+++ MATERIAL SUPPLIED +++

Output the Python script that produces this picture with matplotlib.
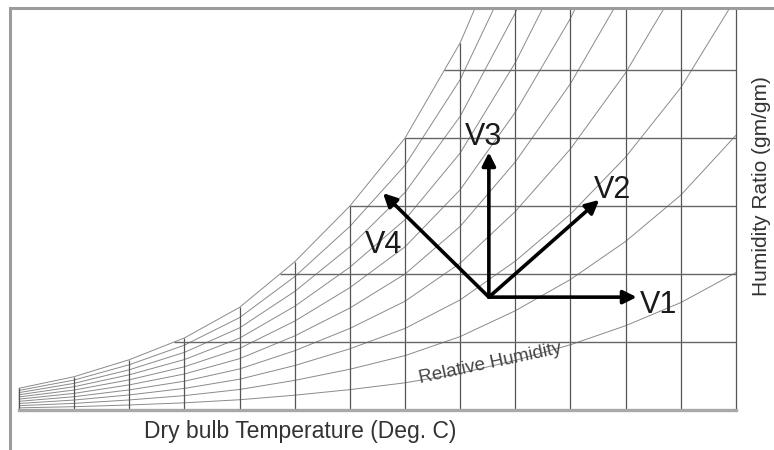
import matplotlib
matplotlib.use("Agg")
import matplotlib.pyplot as plt
import numpy as np

# dry bulb grid lines (deg C) and saturation humidity ratio
dry_bulb = [0, 5, 10, 15, 20, 25, 30, 35, 40, 45, 50, 55, 60, 65]
sat_ratio = [0.32, 0.49, 0.74, 1.06, 1.51, 2.18, 3.0, 4.0, 5.4, 7.3, 9.6, 12.4, 15.8, 20.2]
rel_humidity = [0.1, 0.2, 0.3, 0.4, 0.5, 0.6, 0.7, 0.8, 0.9, 1.0]
ratio_lines = [1, 2, 3, 4, 5]

# state point and the four process vectors (dry bulb, humidity ratio)
origin = (42.6, 1.66)
vectors = {
    "V1": (56.0, 1.66),
    "V2": (52.6, 3.09),
    "V3": (42.6, 3.79),
    "V4": (33.0, 3.19),
}
label_pos = {
    "V1": (56.3, 1.54),
    "V2": (52.1, 3.24),
    "V3": (40.4, 4.02),
    "V4": (31.4, 2.43),
}

fig = plt.figure(figsize=(7.74, 4.5), dpi=100)
ax = fig.add_axes([10 / 774, 0, 764 / 774, 442 / 450])
ax.set_xlim(-0.815, 68.45)
ax.set_ylim(-0.588, 5.912)
ax.set_xticks([])
ax.set_yticks([])
for side in ["bottom", "right"]:
    ax.spines[side].set_visible(False)
for side in ["top", "left"]:
    ax.spines[side].set_color("#9c9c9c")
    ax.spines[side].set_linewidth(2.2)

temps = np.array(dry_bulb)
sat = np.array(sat_ratio)

# relative humidity curves
for rh in rel_humidity:
    ax.plot(temps, rh * sat, color="#8a8a8a", lw=0.7)

# dry bulb lines up to saturation
ax.vlines(temps, 0, sat, color="#555555", lw=0.9)
# humidity ratio lines from saturation to right edge
starts = np.interp(ratio_lines, sat, temps)
ax.hlines(ratio_lines, starts, temps[-1], color="#666666", lw=1.0)
# base line
ax.plot([temps[0], temps[-1]], [0, 0], color="#a8a8a8", lw=2.4)

for name, tip in vectors.items():
    ax.annotate("", xy=tip, xytext=origin,
                arrowprops=dict(arrowstyle="-|>", color="black", lw=2.6,
                                mutation_scale=20, shrinkA=0, shrinkB=0))
    ax.text(*label_pos[name], name, fontsize=22, family="Liberation Sans",
            color="#1a1a1a", ha="left", va="center")

ax.text(42.7, 0.69, "Relative Humidity", fontsize=13.5, family="Liberation Sans",
        color="#444444", rotation=12, ha="center", va="center")
ax.text(25.5, -0.32, "Dry bulb Temperature (Deg. C)", fontsize=16.5,
        family="Liberation Sans", color="#333333", ha="center", va="center")
ax.text(66.5, 3.29, "Humidity Ratio (gm/gm)", fontsize=15, family="Liberation Sans",
        color="#333333", rotation=90, ha="left", va="center")

fig.savefig("out.png", dpi=100)
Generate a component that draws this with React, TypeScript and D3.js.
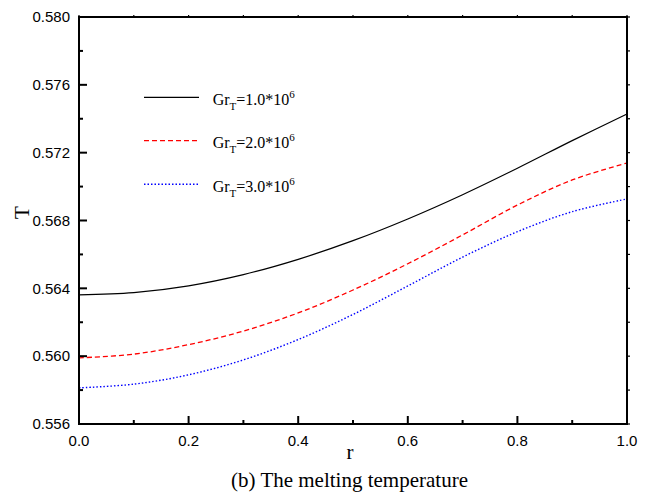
import React from "react";
import * as d3 from "d3";

const rValues = [0, 0.1, 0.2, 0.3, 0.4, 0.5, 0.6, 0.7, 0.8, 0.9, 1.0];
const tGr1 = [0.56362, 0.56375, 0.56415, 0.56481, 0.56571, 0.56681, 0.56809, 0.56952, 0.57108, 0.57271, 0.57428];
const tGr2 = [0.5599, 0.56012, 0.56068, 0.56148, 0.56255, 0.5639, 0.56545, 0.56715, 0.56891, 0.57039, 0.57139];
const tGr3 = [0.55813, 0.55835, 0.5589, 0.55978, 0.56098, 0.56246, 0.56414, 0.56584, 0.56734, 0.56852, 0.56927];
const seriesLabels = ["1.0", "2.0", "3.0"];
const xTickValues = [0, 0.2, 0.4, 0.6, 0.8, 1.0];
const xMinorTicks = [0.1, 0.3, 0.5, 0.7, 0.9];
const yTickValues = [0.556, 0.56, 0.564, 0.568, 0.572, 0.576, 0.58];
const yMinorTicks = [0.558, 0.562, 0.566, 0.57, 0.574, 0.578];

const W = 651, H = 494;
const L = 79, R = 627, T = 17, B = 424;

export default function App() {
  const x = d3.scaleLinear().domain([0, 1]).range([L, R]);
  const y = d3.scaleLinear().domain([0.556, 0.58]).range([B, T]);
  const line = d3.line<number>()
    .x((_, i) => x(rValues[i]))
    .y((d) => y(d))
    .curve(d3.curveCatmullRom.alpha(0.5));

  const series = [
    { data: tGr1, color: "#000", dash: undefined as string | undefined, width: 1.2 },
    { data: tGr2, color: "#ff0000", dash: "5,3", width: 1.3 },
    { data: tGr3, color: "#0000ff", dash: "1.5,2", width: 1.4 },
  ];
  const legendY = [97.3, 140.7, 184.3];
  const sans = "'Liberation Sans', Arial, sans-serif";
  const serif = "'Liberation Serif', 'Times New Roman', serif";

  return (
    <svg width={W} height={H} style={{ position: "absolute", left: 0, top: 0, background: "#fff" }}>
      <rect x={0} y={0} width={W} height={H} fill="#fff" />
      {series.map((s, i) => (
        <path key={i} d={line(s.data) || ""} fill="none" stroke={s.color}
          strokeWidth={s.width} strokeDasharray={s.dash} />
      ))}
      {/* frame */}
      <rect x={L} y={T} width={R - L} height={B - T} fill="none" stroke="#000" strokeWidth={2} />
      {/* left ticks */}
      {yTickValues.map((v) => (
        <line key={"yl" + v} x1={L} x2={L + 8} y1={y(v)} y2={y(v)} stroke="#000" strokeWidth={2} />
      ))}
      {yMinorTicks.map((v) => (
        <line key={"ylm" + v} x1={L} x2={L + 4} y1={y(v)} y2={y(v)} stroke="#000" strokeWidth={2} />
      ))}
      {/* right ticks */}
      {[...yTickValues, ...yMinorTicks].map((v) => (
        <line key={"yr" + v} x1={R} x2={R + 3} y1={y(v)} y2={y(v)} stroke="#000" strokeWidth={1.2} />
      ))}
      {/* bottom ticks */}
      {xTickValues.map((v) => (
        <line key={"xb" + v} x1={x(v)} x2={x(v)} y1={B} y2={B - 8} stroke="#000" strokeWidth={2} />
      ))}
      {xMinorTicks.map((v) => (
        <line key={"xbm" + v} x1={x(v)} x2={x(v)} y1={B} y2={B - 4} stroke="#000" strokeWidth={2} />
      ))}
      {/* top ticks */}
      {[...xTickValues, ...xMinorTicks].map((v) => (
        <line key={"xt" + v} x1={x(v)} x2={x(v)} y1={T} y2={T - 2} stroke="#000" strokeWidth={1.2} />
      ))}
      {/* y tick labels */}
      {yTickValues.map((v) => (
        <text key={"ylab" + v} x={70} y={y(v) + 5.3} textAnchor="end" fontFamily={sans} fontSize={15} fill="#000">
          {d3.format(".3f")(v)}
        </text>
      ))}
      {/* x tick labels */}
      {xTickValues.map((v) => (
        <text key={"xlab" + v} x={x(v)} y={445.7} textAnchor="middle" fontFamily={sans} fontSize={15} fill="#000">
          {d3.format(".1f")(v)}
        </text>
      ))}
      {/* axis labels */}
      <text x={350} y={459} textAnchor="middle" fontFamily={serif} fontSize={21} fill="#000">r</text>
      <text transform="translate(29.3,212.5) rotate(-90)" textAnchor="middle" fontFamily={serif} fontSize={21} fill="#000">T</text>
      <text x={349.5} y={486.7} textAnchor="middle" fontFamily={serif} fontSize={21} fill="#000">(b) The melting temperature</text>
      {/* legend */}
      {series.map((s, i) => (
        <g key={"lg" + i}>
          <line x1={144} x2={199} y1={legendY[i]} y2={legendY[i]} stroke={s.color}
            strokeWidth={s.width} strokeDasharray={s.dash} />
          <text x={212.7} y={legendY[i] + 7.7} fontFamily={serif} fontSize={16} fill="#000">
            Gr
            <tspan fontSize={11} dy={4.5}>T</tspan>
            <tspan dy={-4.5}>={seriesLabels[i]}*10</tspan>
            <tspan fontSize={11} dy={-7}>6</tspan>
          </text>
        </g>
      ))}
    </svg>
  );
}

+++

- _INSTRUCTION_: Repeat only what runs from the first line of the records above to the line with "ax.plot(temps, rh *", both included, word for word, minus the pictures.

- _SOLUTION TO THIS TASK_:
Output the Python script that produces this picture with matplotlib.
import matplotlib
matplotlib.use("Agg")
import matplotlib.pyplot as plt
import numpy as np

# dry bulb grid lines (deg C) and saturation humidity ratio
dry_bulb = [0, 5, 10, 15, 20, 25, 30, 35, 40, 45, 50, 55, 60, 65]
sat_ratio = [0.32, 0.49, 0.74, 1.06, 1.51, 2.18, 3.0, 4.0, 5.4, 7.3, 9.6, 12.4, 15.8, 20.2]
rel_humidity = [0.1, 0.2, 0.3, 0.4, 0.5, 0.6, 0.7, 0.8, 0.9, 1.0]
ratio_lines = [1, 2, 3, 4, 5]

# state point and the four process vectors (dry bulb, humidity ratio)
origin = (42.6, 1.66)
vectors = {
    "V1": (56.0, 1.66),
    "V2": (52.6, 3.09),
    "V3": (42.6, 3.79),
    "V4": (33.0, 3.19),
}
label_pos = {
    "V1": (56.3, 1.54),
    "V2": (52.1, 3.24),
    "V3": (40.4, 4.02),
    "V4": (31.4, 2.43),
}

fig = plt.figure(figsize=(7.74, 4.5), dpi=100)
ax = fig.add_axes([10 / 774, 0, 764 / 774, 442 / 450])
ax.set_xlim(-0.815, 68.45)
ax.set_ylim(-0.588, 5.912)
ax.set_xticks([])
ax.set_yticks([])
for side in ["bottom", "right"]:
    ax.spines[side].set_visible(False)
for side in ["top", "left"]:
    ax.spines[side].set_color("#9c9c9c")
    ax.spines[side].set_linewidth(2.2)

temps = np.array(dry_bulb)
sat = np.array(sat_ratio)

# relative humidity curves
for rh in rel_humidity:
    ax.plot(temps, rh * sat, color="#8a8a8a", lw=0.7)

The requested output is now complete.